La struttura del romanzo, solo in apparenza disordinata, rivela un’architettura meticolosa, con i cinque capitoli che ricalcano i cinque atti del dramma (o è una tragicommedia?) della vita del protagonista, e con tre telefonate a scandire altrettanti momenti di svolta: dopo quella iniziale che dà il via agli eventi, la seconda arriva in sogno al protagonista e proviene dall’apparecchio rosso, nello studio della moglie – «il telefono staccato che non può squillare ma che comunque ha squillato e continua a squillare», controparte del «taccuino rosso» che ricorre in diversi romanzi di Auster. Anna chiama il marito dal «Grande Nulla» informandolo che è proprio lui, con il suo ricordo, «a tenerla in quell’incomprensibile aldilà, quel paradossale stato di coscienza nella non-esistenza, che prima o poi dovrà finire». Spinto dal proprio inconscio a guardare avanti, Baumgartner riversa le sue attenzioni sulla «calma e sofisticata Judith», per poi affezionarsi (via e-mail) a una giovane studentessa, Beatrix Coen, a cui vuole bene come a una figlioccia. La terza e ultima telefonata arriverà proprio da lei e metterà in moto gli eventi che condurranno al finale del romanzo – finale che Auster abilmente sottrae al lettore, quasi a rivendicare l’immortalità di ogni vita fintantoché viene vissuta.

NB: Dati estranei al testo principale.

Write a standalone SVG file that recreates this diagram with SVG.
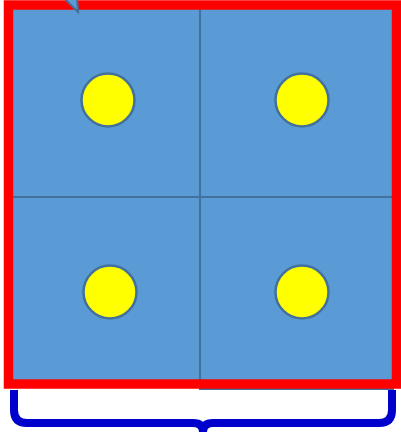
<svg xmlns="http://www.w3.org/2000/svg" width="401" height="432" viewBox="0 0 401 432">
<style>
.cell{fill:#5b9bd5;stroke:#41719c;stroke-width:2}
.dot{fill:#ffff00;stroke:#41719c;stroke-width:2.5}
</style>
<rect width="401" height="432" fill="#fff"/>
<g id="cell-tl"><rect class="cell" x="12" y="6" width="188" height="191"/><circle class="dot" cx="108" cy="100" r="26.5"/></g>
<g id="cell-tr"><rect class="cell" x="200" y="6" width="193" height="191"/><circle class="dot" cx="302" cy="100" r="26.5"/></g>
<g id="cell-bl"><rect class="cell" x="12" y="197" width="188" height="188"/><circle class="dot" cx="110" cy="292" r="26.5"/></g>
<g id="cell-br"><rect class="cell" x="200" y="197" width="193" height="192"/><circle class="dot" cx="302" cy="292" r="26.5"/></g>
<g id="frame"><rect x="8.5" y="5" width="388" height="379" fill="none" stroke="#ff0000" stroke-width="9.5"/></g>
<g id="tab"><polygon points="65,-1 77,-1 78,12" fill="#5b9bd5" stroke="#41719c" stroke-width="2"/></g>
<g id="connectors"><path d="M14,390 L14,410 Q14,423 27,423 L193,423 Q203,423 203,432 Q203,423 213,423 L379,423 Q392,423 392,410 L392,390" fill="none" stroke="#0000cc" stroke-width="8"/></g>
</svg>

Come le «opere tarde» prese in considerazione da Said, Baumgartner si rivela un libro felicemente inattuale, una «piccola confabulazione» impermeabile ai temi sociali che pure hanno interessato Auster in periodi diversi della sua carriera: come afferma sornione il narratore, nel nuovo libro a cui lavora il protagonista – «un discorso semiserio, quasi romanzesco, sull’io in relazione all’io degli altri» – non c’è «neanche una parola sui milioni di seguaci del movimento Make America Great Again né sulla minaccia in agguato alla Casa Bianca». Proprio per questa sua obsolescenza ricercata, per la capacità di parlare sottovoce direttamente al lettore facendo leva su «una verità emotiva, che alla fine è l’unica cosa che conta», Baumgartner acquista un significato e un valore sovversivo ancora più grandi, risolvendosi in «un monumento di pagine che cantano, in grado di sconfiggere il silenzio sulla tomba».